Written instruction:
From the first line of the data below through the line holding "-0.50, -0.45, -0.40, -0.35, -0.30, -0.25, -0.20, -0.15]", output each line exactly and leave the pictures out.

##### Supplied information #####

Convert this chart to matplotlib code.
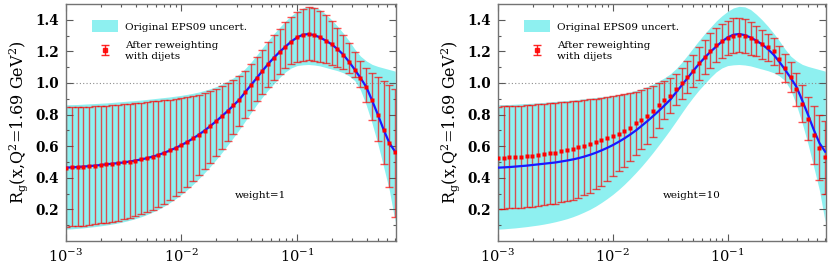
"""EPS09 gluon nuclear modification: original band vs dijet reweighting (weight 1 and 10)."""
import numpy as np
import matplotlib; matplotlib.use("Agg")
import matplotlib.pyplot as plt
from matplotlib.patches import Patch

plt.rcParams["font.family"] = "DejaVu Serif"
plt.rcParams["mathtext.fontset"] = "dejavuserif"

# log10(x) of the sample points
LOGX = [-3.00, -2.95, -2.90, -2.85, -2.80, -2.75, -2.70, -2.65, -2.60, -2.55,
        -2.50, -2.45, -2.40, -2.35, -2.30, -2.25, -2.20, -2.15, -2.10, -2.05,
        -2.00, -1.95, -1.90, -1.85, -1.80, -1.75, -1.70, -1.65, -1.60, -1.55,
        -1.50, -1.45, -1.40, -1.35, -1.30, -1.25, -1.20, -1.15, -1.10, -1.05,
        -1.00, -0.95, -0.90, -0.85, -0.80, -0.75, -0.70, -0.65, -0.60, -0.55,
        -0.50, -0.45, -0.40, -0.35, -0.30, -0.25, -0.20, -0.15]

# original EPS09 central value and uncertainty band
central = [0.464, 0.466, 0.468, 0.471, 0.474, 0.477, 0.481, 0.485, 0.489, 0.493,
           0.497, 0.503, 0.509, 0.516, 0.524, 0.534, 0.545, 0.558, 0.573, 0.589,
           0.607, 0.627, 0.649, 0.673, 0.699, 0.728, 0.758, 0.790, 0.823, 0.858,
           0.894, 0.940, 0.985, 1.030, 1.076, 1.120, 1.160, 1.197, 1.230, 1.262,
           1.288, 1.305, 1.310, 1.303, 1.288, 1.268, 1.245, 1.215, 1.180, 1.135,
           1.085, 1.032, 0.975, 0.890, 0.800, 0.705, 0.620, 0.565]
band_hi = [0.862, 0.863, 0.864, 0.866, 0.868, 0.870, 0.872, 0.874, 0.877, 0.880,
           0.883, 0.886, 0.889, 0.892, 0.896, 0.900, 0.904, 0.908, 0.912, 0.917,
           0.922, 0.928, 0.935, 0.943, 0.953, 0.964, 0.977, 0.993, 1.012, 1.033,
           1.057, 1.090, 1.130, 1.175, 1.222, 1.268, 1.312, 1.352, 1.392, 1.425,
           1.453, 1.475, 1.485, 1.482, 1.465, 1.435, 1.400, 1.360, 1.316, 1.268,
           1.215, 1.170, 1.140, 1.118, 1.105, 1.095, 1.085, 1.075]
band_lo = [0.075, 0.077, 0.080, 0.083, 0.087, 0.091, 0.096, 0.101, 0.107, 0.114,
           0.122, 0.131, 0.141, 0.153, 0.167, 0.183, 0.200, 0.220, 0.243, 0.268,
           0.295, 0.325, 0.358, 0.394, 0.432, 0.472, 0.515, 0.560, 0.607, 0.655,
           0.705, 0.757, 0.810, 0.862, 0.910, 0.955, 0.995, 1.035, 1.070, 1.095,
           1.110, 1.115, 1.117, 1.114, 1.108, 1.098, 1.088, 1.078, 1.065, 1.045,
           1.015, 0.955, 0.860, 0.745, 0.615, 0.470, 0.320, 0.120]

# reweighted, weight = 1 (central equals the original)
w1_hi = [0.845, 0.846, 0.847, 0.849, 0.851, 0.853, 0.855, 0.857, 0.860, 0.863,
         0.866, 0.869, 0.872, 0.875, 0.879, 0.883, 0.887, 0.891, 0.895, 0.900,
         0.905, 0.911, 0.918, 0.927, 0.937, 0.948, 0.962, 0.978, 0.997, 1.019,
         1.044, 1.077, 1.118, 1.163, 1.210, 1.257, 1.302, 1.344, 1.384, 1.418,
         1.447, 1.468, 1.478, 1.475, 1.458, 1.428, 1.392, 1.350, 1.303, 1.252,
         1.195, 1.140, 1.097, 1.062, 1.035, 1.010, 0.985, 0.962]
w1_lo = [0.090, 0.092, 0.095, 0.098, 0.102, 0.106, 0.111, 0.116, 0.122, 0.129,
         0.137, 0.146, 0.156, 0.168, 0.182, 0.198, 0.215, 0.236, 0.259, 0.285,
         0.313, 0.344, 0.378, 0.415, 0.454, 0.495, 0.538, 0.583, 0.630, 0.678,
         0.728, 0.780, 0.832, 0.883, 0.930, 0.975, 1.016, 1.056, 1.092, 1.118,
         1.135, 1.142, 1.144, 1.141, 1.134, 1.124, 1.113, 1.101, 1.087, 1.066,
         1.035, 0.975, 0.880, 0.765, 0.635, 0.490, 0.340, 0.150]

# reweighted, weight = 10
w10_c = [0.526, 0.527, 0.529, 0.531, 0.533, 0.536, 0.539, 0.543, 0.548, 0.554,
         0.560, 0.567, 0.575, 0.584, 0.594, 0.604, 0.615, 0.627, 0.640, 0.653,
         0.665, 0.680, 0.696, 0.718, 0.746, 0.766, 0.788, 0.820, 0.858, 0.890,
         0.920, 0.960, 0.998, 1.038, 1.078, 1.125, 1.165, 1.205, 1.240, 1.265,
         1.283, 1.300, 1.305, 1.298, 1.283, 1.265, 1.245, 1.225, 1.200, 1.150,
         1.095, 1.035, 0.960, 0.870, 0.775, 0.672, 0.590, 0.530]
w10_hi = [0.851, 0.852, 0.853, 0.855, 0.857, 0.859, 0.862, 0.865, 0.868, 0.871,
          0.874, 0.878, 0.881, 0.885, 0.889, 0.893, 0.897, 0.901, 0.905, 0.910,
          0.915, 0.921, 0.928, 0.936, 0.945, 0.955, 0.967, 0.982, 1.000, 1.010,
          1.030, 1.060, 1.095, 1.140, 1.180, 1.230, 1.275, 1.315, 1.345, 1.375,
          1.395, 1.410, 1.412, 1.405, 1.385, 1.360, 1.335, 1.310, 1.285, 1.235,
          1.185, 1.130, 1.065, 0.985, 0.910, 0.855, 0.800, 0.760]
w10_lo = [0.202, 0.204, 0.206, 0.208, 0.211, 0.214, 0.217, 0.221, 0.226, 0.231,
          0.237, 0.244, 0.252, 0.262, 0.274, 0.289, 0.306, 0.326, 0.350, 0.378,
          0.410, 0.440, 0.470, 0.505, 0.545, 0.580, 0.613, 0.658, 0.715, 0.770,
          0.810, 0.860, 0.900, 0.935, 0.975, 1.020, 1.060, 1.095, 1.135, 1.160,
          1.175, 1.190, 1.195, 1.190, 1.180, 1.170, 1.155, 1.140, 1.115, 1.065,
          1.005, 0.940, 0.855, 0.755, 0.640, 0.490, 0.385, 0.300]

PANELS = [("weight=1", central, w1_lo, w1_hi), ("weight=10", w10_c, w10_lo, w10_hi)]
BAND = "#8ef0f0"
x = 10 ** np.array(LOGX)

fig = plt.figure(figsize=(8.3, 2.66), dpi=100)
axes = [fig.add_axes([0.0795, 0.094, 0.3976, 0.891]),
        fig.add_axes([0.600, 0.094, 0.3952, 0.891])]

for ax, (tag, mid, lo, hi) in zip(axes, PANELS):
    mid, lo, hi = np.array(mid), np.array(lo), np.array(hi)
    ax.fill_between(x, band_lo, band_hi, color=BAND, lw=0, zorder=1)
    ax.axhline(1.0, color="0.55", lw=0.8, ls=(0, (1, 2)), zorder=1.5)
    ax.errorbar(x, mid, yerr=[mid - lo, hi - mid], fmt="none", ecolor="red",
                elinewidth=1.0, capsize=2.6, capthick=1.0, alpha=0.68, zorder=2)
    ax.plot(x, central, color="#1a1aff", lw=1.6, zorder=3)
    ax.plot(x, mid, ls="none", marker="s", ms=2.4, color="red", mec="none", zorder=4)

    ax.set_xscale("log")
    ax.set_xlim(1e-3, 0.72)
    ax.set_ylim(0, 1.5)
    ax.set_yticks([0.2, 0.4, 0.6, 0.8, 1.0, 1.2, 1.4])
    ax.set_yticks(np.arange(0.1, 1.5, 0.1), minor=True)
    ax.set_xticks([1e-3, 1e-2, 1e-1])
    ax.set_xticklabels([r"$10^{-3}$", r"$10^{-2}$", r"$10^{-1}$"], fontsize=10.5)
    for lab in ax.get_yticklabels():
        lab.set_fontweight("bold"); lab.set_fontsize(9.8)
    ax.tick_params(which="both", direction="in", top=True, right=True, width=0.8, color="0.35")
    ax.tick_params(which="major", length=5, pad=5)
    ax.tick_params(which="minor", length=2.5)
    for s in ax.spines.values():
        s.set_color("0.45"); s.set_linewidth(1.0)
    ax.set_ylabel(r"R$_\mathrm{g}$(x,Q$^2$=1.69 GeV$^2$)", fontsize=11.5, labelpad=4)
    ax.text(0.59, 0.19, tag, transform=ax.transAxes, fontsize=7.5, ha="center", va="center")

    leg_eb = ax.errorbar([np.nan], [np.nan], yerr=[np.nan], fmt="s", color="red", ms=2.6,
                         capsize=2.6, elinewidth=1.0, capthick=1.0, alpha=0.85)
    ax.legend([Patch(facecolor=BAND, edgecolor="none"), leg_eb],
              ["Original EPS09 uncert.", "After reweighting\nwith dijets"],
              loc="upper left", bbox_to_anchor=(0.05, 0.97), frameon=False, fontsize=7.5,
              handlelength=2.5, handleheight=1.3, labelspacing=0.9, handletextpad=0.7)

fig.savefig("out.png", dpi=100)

#####

Exercise answer:
Convert this chart to matplotlib code.
"""EPS09 gluon nuclear modification: original band vs dijet reweighting (weight 1 and 10)."""
import numpy as np
import matplotlib; matplotlib.use("Agg")
import matplotlib.pyplot as plt
from matplotlib.patches import Patch

plt.rcParams["font.family"] = "DejaVu Serif"
plt.rcParams["mathtext.fontset"] = "dejavuserif"

# log10(x) of the sample points
LOGX = [-3.00, -2.95, -2.90, -2.85, -2.80, -2.75, -2.70, -2.65, -2.60, -2.55,
        -2.50, -2.45, -2.40, -2.35, -2.30, -2.25, -2.20, -2.15, -2.10, -2.05,
        -2.00, -1.95, -1.90, -1.85, -1.80, -1.75, -1.70, -1.65, -1.60, -1.55,
        -1.50, -1.45, -1.40, -1.35, -1.30, -1.25, -1.20, -1.15, -1.10, -1.05,
        -1.00, -0.95, -0.90, -0.85, -0.80, -0.75, -0.70, -0.65, -0.60, -0.55,
        -0.50, -0.45, -0.40, -0.35, -0.30, -0.25, -0.20, -0.15]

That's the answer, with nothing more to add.